**Job:** Skip all pictures, then copy the lines from the start of the data through the line with "(c) at (565,386)", keeping both ends.

**Collected data:**
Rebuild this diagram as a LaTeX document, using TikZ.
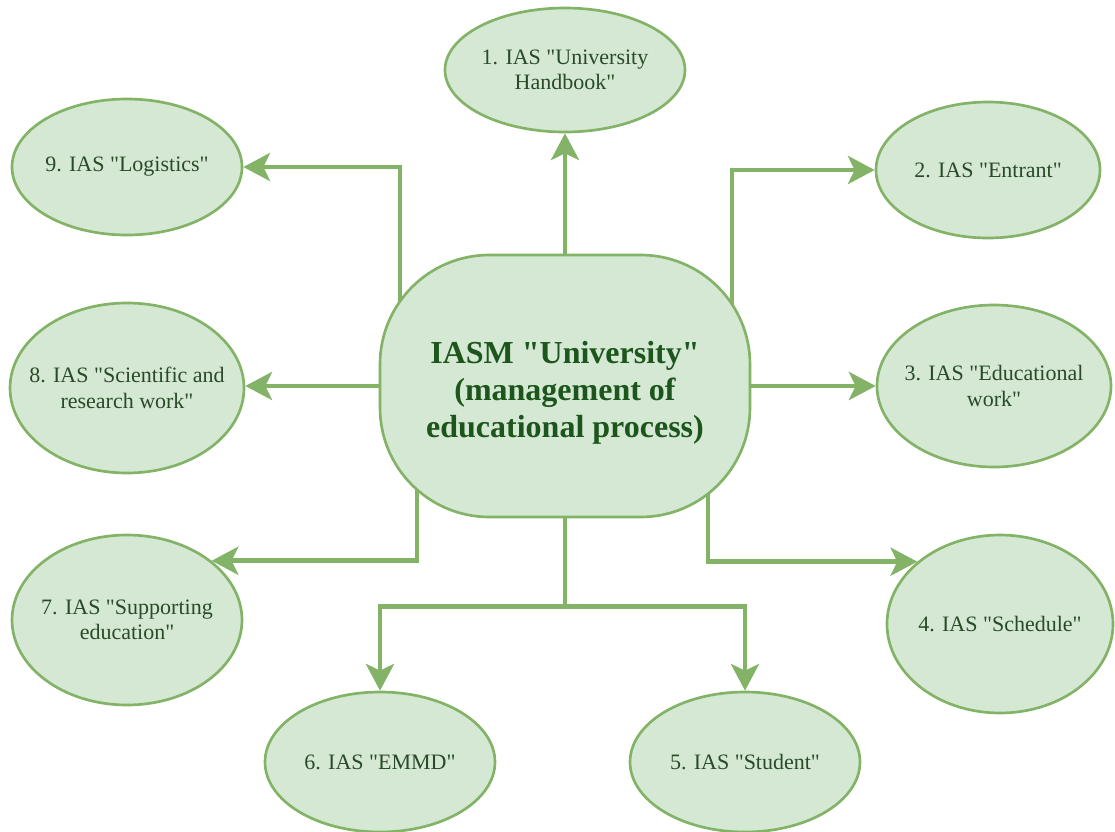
\documentclass[tikz,border=0pt]{standalone}
\usepackage{fontspec}
\setmainfont{Liberation Serif}
\usetikzlibrary{shapes.geometric,arrows.meta,backgrounds}
\definecolor{boxfill}{HTML}{D5E8D4}
\definecolor{boxline}{HTML}{82B366}
\definecolor{linkline}{HTML}{82B366}
\definecolor{subtext}{HTML}{294A29}
\definecolor{hubtext}{HTML}{1C561C}
\newcommand{\qd}{\textquotedbl}
\begin{document}
\begin{tikzpicture}[x=0.75pt,y=-0.75pt,
  sys/.style={ellipse,draw=boxline,fill=boxfill,line width=2pt,inner sep=0pt},
  systext/.style={text=subtext,font=\fontsize{16.5}{19}\selectfont,align=center},
  hub/.style={draw=boxline,fill=boxfill,line width=2pt,rounded corners=82pt,
    minimum width=277.5pt,minimum height=196.5pt},
  hubtextstyle/.style={text=hubtext,font=\bfseries\fontsize{24}{28}\selectfont,align=center},
  conn/.style={draw=linkline,line width=3.5pt,
    -{Stealth[length=20pt,width=21pt,inset=5pt]}}]
\useasboundingbox (0,0) rectangle (1115,832);

% central system
\node[hub,label={[hubtextstyle,yshift=-5pt]center:IASM \qd University\qd\\(management of\\educational process)}] (c) at (565,386) {};

% subsystems
\node[sys,minimum width=180pt,minimum height=93pt,
  label={[systext]center:1. IAS \qd University\\Handbook\qd}] (e1) at (565,70) {};
\node[sys,minimum width=168pt,minimum height=102pt,
  label={[systext]center:2. IAS \qd Entrant\qd}] (e2) at (988,170) {};
\node[sys,minimum width=175.5pt,minimum height=121.5pt,
  label={[systext]center:3. IAS \qd Educational\\work\qd}] (e3) at (994,386) {};
\node[sys,minimum width=169.5pt,minimum height=133.5pt,
  label={[systext]center:4. IAS \qd Schedule\qd}] (e4) at (1000,624) {};
\node[sys,minimum width=172.5pt,minimum height=105pt,
  label={[systext]center:5. IAS \qd Student\qd}] (e5) at (745,762) {};
\node[sys,minimum width=172.5pt,minimum height=105pt,
  label={[systext]center:6. IAS \qd EMMD\qd}] (e6) at (380,762) {};
\node[sys,minimum width=172.5pt,minimum height=127.5pt,
  label={[systext]center:7. IAS \qd Supporting\\education\qd}] (e7) at (127,620) {};
\node[sys,minimum width=175.5pt,minimum height=127.5pt,
  label={[systext]center:8. IAS \qd Scientific and\\research work\qd}] (e8) at (127,388) {};
\node[sys,minimum width=172.5pt,minimum height=102pt,
  label={[systext]center:9. IAS \qd Logistics\qd}] (e9) at (127,167) {};

% connectors, kept behind the shapes
\begin{scope}[on background layer]
  \draw[conn] (c.north) -- (e1.south);
  \draw[conn] ([xshift=125.25pt]c.center) |- (e2.west);
  \draw[conn] (c.east) -- (c.east -| e3.west);
  \draw[conn] ([xshift=107.25pt]c.center) |- (e4.143);
  \draw[conn] (c.south) -- ++(0,88) -| (e5.north);
  \draw[conn] (c.south) -- ++(0,88) -| (e6.north);
  \draw[conn] ([xshift=-111pt]c.center) |- (e7.35);
  \draw[conn] (c.west) -- (c.west -| e8.east);
  \draw[conn] ([xshift=-123.75pt]c.center) |- (e9.east);
\end{scope}
\end{tikzpicture}
\end{document}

**The answer:**
Rebuild this diagram as a LaTeX document, using TikZ.
\documentclass[tikz,border=0pt]{standalone}
\usepackage{fontspec}
\setmainfont{Liberation Serif}
\usetikzlibrary{shapes.geometric,arrows.meta,backgrounds}
\definecolor{boxfill}{HTML}{D5E8D4}
\definecolor{boxline}{HTML}{82B366}
\definecolor{linkline}{HTML}{82B366}
\definecolor{subtext}{HTML}{294A29}
\definecolor{hubtext}{HTML}{1C561C}
\newcommand{\qd}{\textquotedbl}
\begin{document}
\begin{tikzpicture}[x=0.75pt,y=-0.75pt,
  sys/.style={ellipse,draw=boxline,fill=boxfill,line width=2pt,inner sep=0pt},
  systext/.style={text=subtext,font=\fontsize{16.5}{19}\selectfont,align=center},
  hub/.style={draw=boxline,fill=boxfill,line width=2pt,rounded corners=82pt,
    minimum width=277.5pt,minimum height=196.5pt},
  hubtextstyle/.style={text=hubtext,font=\bfseries\fontsize{24}{28}\selectfont,align=center},
  conn/.style={draw=linkline,line width=3.5pt,
    -{Stealth[length=20pt,width=21pt,inset=5pt]}}]
\useasboundingbox (0,0) rectangle (1115,832);

% central system
\node[hub,label={[hubtextstyle,yshift=-5pt]center:IASM \qd University\qd\\(management of\\educational process)}] (c) at (565,386) {};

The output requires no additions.